Data block >>
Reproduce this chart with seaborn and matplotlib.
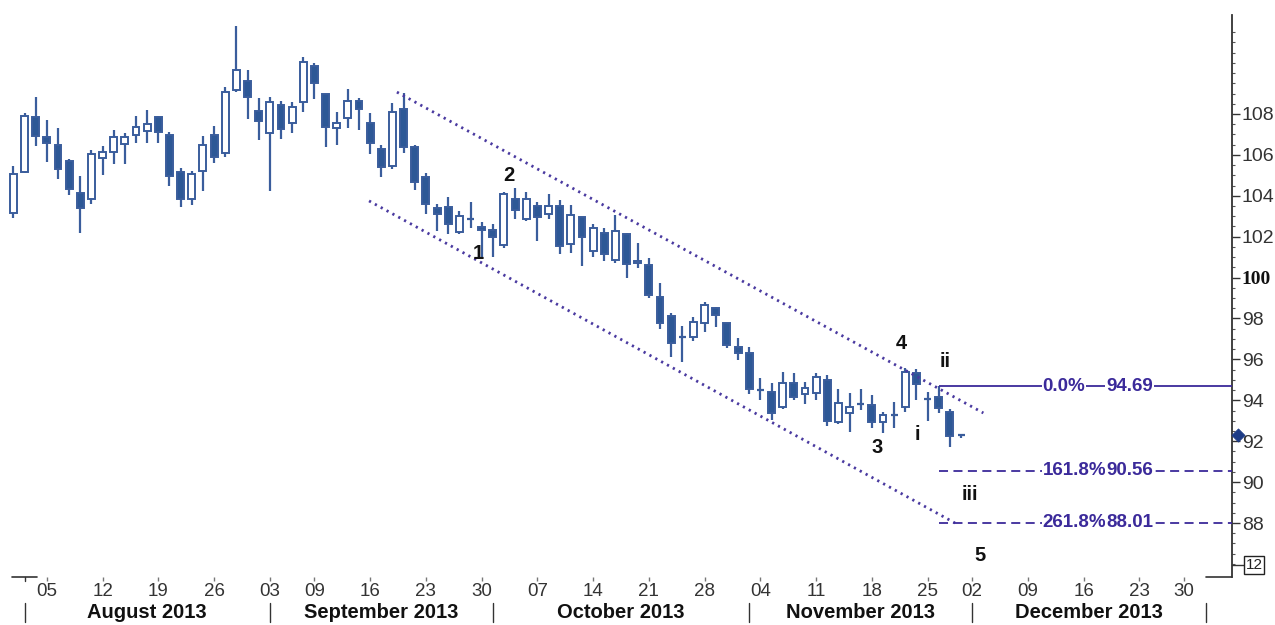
import numpy as np
import pandas as pd
import matplotlib
matplotlib.use("Agg")
import matplotlib.pyplot as plt
from matplotlib.lines import Line2D
import matplotlib.transforms as mtransforms
import seaborn as sns

# daily candles, 31 Jul 2013 .. 29 Nov 2013 (trading days)
opens = [103.14, 105.18, 107.84, 106.89, 106.48, 105.72, 104.15, 103.84, 105.85, 106.16,
         106.53, 106.97, 107.18, 107.84, 106.97, 105.18, 103.84, 105.21, 106.97, 106.08,
         109.17, 109.61, 108.16, 107.06, 108.44, 107.57, 108.58, 110.35, 109.00, 107.33,
         107.79, 108.65, 107.57, 106.27, 105.46, 108.23, 106.40, 104.90, 103.42, 103.47,
         102.24, 102.90, 102.49, 102.33, 101.60, 103.83, 102.85, 103.50, 103.11, 103.50,
         101.64, 102.95, 101.32, 102.20, 100.86, 102.13, 100.70, 100.62, 99.07, 98.12,
         97.11, 97.11, 97.79, 98.50, 97.77, 96.62, 96.30, 94.54, 94.42, 93.66,
         94.86, 94.31, 94.34, 94.99, 92.95, 93.39, 93.82, 93.77, 92.95, 93.28,
         93.69, 95.32, 94.05, 94.18, 93.44, 92.25]
highs = [105.46, 108.06, 108.85, 107.71, 107.30, 105.78, 104.97, 106.24, 106.45, 107.22,
         107.06, 107.90, 108.20, 107.90, 107.13, 105.34, 105.23, 106.92, 107.41, 109.31,
         112.32, 110.15, 108.77, 108.85, 108.65, 108.60, 110.77, 110.48, 109.00, 108.11,
         109.21, 108.80, 108.03, 106.48, 108.52, 109.01, 106.48, 105.10, 103.60, 103.96,
         103.27, 103.71, 102.73, 102.62, 104.20, 104.37, 104.20, 103.71, 104.09, 103.79,
         103.55, 102.98, 102.62, 102.41, 103.06, 102.20, 101.71, 100.94, 99.75, 98.25,
         97.63, 98.06, 98.82, 98.55, 97.79, 97.03, 96.62, 95.08, 94.83, 95.40,
         95.32, 94.91, 95.35, 95.24, 94.54, 94.37, 94.54, 94.26, 93.44, 93.93,
         95.56, 95.51, 94.42, 94.69, 93.56, 92.34]
lows = [102.90, 105.10, 106.45, 105.67, 104.80, 104.04, 102.17, 103.60, 105.02, 105.56,
        105.56, 106.57, 106.57, 106.57, 104.48, 103.47, 103.55, 104.25, 105.59, 105.91,
        109.09, 107.74, 106.73, 104.21, 106.76, 107.09, 108.11, 108.72, 106.40, 106.48,
        107.30, 107.22, 106.03, 104.93, 105.30, 106.11, 104.28, 103.11, 102.30, 102.13,
        102.13, 102.41, 100.99, 100.99, 101.43, 102.85, 102.78, 101.80, 102.85, 101.15,
        101.19, 100.57, 100.99, 100.80, 100.70, 99.97, 100.45, 98.99, 97.47, 96.13,
        95.89, 96.91, 97.35, 97.60, 96.54, 95.97, 94.31, 94.01, 93.04, 93.56,
        94.01, 93.82, 94.01, 92.74, 92.84, 92.46, 93.53, 92.63, 92.39, 92.63,
        93.44, 94.01, 93.00, 93.36, 91.70, 92.18]
closes = [105.07, 107.90, 106.92, 106.57, 105.30, 104.33, 103.39, 106.03, 106.14, 106.89,
          106.89, 107.35, 107.50, 107.13, 104.97, 103.84, 105.07, 106.48, 105.91, 109.06,
          110.15, 108.82, 107.67, 108.60, 107.25, 108.36, 110.56, 109.50, 107.38, 107.57,
          108.65, 108.23, 106.60, 105.42, 108.08, 106.37, 104.69, 103.60, 103.11, 102.62,
          103.01, 102.88, 102.33, 102.00, 104.09, 103.31, 103.83, 102.98, 103.50, 101.55,
          103.06, 101.97, 102.41, 101.17, 102.27, 100.68, 100.83, 99.15, 97.77, 96.79,
          97.09, 97.84, 98.66, 98.17, 96.70, 96.33, 94.54, 94.52, 93.36, 94.83,
          94.18, 94.59, 95.12, 93.00, 93.85, 93.69, 93.80, 92.95, 93.28, 93.30,
          95.40, 94.80, 94.07, 93.61, 92.25, 92.28]

holidays = ["2013-09-02", "2013-11-28", "2013-12-25", "2014-01-01"]
month_names = ["August 2013", "September 2013", "October 2013", "November 2013", "December 2013"]

# Elliott wave labels: (text, trading-day position, price)
wave_text = ["1", "2", "3", "4", "i", "ii", "iii", "5"]
wave_x = [41.7, 44.4, 77.5, 79.6, 81.1, 83.6, 85.8, 86.7]
wave_y = [101.2, 105.0, 91.7, 96.8, 92.35, 95.9, 89.4, 86.4]

# trend channel end points
upper_x = [34.4, 87.0]
upper_y = [109.07, 93.38]
lower_x = [31.9, 84.45]
lower_y = [103.75, 88.0]

# fibonacci projection levels
fib_pct = ["0.0%", "161.8%", "261.8%"]
fib_val = [94.69, 90.56, 88.01]
last_price = 92.28

sns.set_style("white")
plt.rcParams["font.family"] = ["Liberation Sans Narrow", "Liberation Sans", "DejaVu Sans"]

days = pd.bdate_range("2013-07-31", "2014-01-10")
days = days[~days.isin(pd.to_datetime(holidays))]
pos = np.arange(len(days))
df = pd.DataFrame({"date": days, "pos": pos})

candles = pd.DataFrame({"pos": pos[:len(opens)], "open": opens, "high": highs,
                        "low": lows, "close": closes})

W, H = 1275, 625
fig = plt.figure(figsize=(W / 100, H / 100), dpi=100)
ax = fig.add_axes([0, 1 - 577 / H, 1232 / W, (577 - 15) / H])

edge = "#3a5d9c"
fill = "#2d5896"
ax.vlines(candles["pos"], candles["low"], candles["high"], color=edge, lw=1.6, zorder=2)
for _, c in candles.iterrows():
    h = c["close"] - c["open"]
    if abs(h) < 0.05:
        ax.hlines(c["close"], c["pos"] - 0.32, c["pos"] + 0.32, color=edge, lw=1.6, zorder=3)
        continue
    fc = "white" if h > 0 else fill
    ax.bar(c["pos"], h, bottom=c["open"], width=0.62, color=fc, edgecolor=edge,
           linewidth=1.4, zorder=3)

# channel
chan = "#4a3aa0"
ax.plot(upper_x, upper_y, color=chan, lw=2.0, ls=(0, (0.8, 1.6)), zorder=4)
ax.plot(lower_x, lower_y, color=chan, lw=2.0, ls=(0, (0.8, 1.6)), zorder=4)

xmin, xmax = -1.2, 109.3
fib_col = "#3b2a9a"
for i, (p, v) in enumerate(zip(fib_pct, fib_val)):
    ls = "-" if i == 0 else (0, (5, 3))
    ax.hlines(v, 83, xmax, color=fib_col, lw=1.3, linestyles=ls, zorder=4)
    for txt, xx in [(p, 92.3), (f"{v:.2f}", 98.0)]:
        ax.text(xx, v, txt, color=fib_col, fontsize=13.5, fontweight="bold", ha="left",
                va="center", zorder=5,
                bbox=dict(boxstyle="square,pad=0.05", fc="white", ec="none"))

for t, xx, yy in zip(wave_text, wave_x, wave_y):
    ax.text(xx, yy, t, fontsize=14.5, fontweight="bold", color="#111111",
            family=["Liberation Sans", "DejaVu Sans"], ha="center", va="center", zorder=6)

sns.scatterplot(x=[109.85], y=[last_price], marker="D", s=45, color="#1c3b86",
                edgecolor="#1c3b86", ax=ax, clip_on=False, zorder=7, legend=False)

ax.set_xlim(xmin, xmax)
ax.set_ylim(85.36, 112.84)

# right price axis
for s in ["top", "left", "bottom"]:
    ax.spines[s].set_visible(False)
ax.spines["right"].set_color("#333333")
ax.spines["right"].set_linewidth(1.3)
ax.yaxis.tick_right()
yt = np.arange(88, 110, 2)
ax.set_yticks(yt)
ax.set_yticklabels([str(v) for v in yt])
ax.set_yticks(np.arange(86, 112.5, 0.5), minor=True)
ax.tick_params(axis="y", which="major", length=6, width=1, color="#333333",
               labelsize=14, labelcolor="#333333", pad=1)
ax.tick_params(axis="y", which="minor", length=2.5, width=0.8, color="#555555")
for lab in ax.get_yticklabels():
    if lab.get_text() == "100":
        lab.set_fontfamily(["Liberation Serif", "DejaVu Serif"])
        lab.set_fontweight("bold")
        lab.set_color("#111111")

# week ticks along the bottom
week = df["date"].dt.isocalendar().week
wk = df[(week != week.shift()) & (df["date"] >= "2013-08-05") & (df["date"] <= "2013-12-31")]
ax.set_xticks(wk["pos"])
ax.set_xticklabels(wk["date"].dt.strftime("%d"))
ax.tick_params(axis="x", length=3, width=1, color="#777777", labelsize=13.5,
               labelcolor="#333333", pad=1, bottom=True)

# month separators and names
mstart = df.groupby(df["date"].dt.to_period("M"))["pos"].min()
bounds = list(mstart.values[1:7])
trans = mtransforms.blended_transform_factory(ax.transData, ax.transAxes)
for b in bounds:
    ax.plot([b, b], [-0.046, -0.080], color="#333333", lw=1, transform=trans, clip_on=False)
for name, a, b in zip(month_names, bounds[:-1], bounds[1:]):
    ax.text((a + b) / 2, -0.064, name, transform=trans, ha="center", va="center",
            fontsize=14.5, fontweight="bold", family=["Liberation Sans", "DejaVu Sans"],
            color="#111111")

# small axis fragments at the bottom corners
ax.plot([-0.1, 2.1], [0, 0], color="#333333", lw=1.2, transform=trans, clip_on=False)
ax.plot([1, 1], [0, -0.008], color="#333333", lw=1, transform=trans, clip_on=False)
ax.plot([107.0, xmax], [0, 0], color="#333333", lw=1.2, transform=trans, clip_on=False)
fig.add_artist(Line2D([1232 / W, 1245 / W], [1 - 565 / H, 1 - 565 / H], color="#333333", lw=1))
fig.text(1254 / W, 1 - 565 / H, "12", ha="center", va="center", fontsize=11, color="#222222",
         bbox=dict(boxstyle="square,pad=0.12", fc="white", ec="#222222", lw=1))

fig.savefig("out.png", dpi=100)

Exercise prompt >> Please repeat exactly the data above from its first line to the line that contains "import seaborn as sns", inclusive, and leave every picture out.

The solution >>
Reproduce this chart with seaborn and matplotlib.
import numpy as np
import pandas as pd
import matplotlib
matplotlib.use("Agg")
import matplotlib.pyplot as plt
from matplotlib.lines import Line2D
import matplotlib.transforms as mtransforms
import seaborn as sns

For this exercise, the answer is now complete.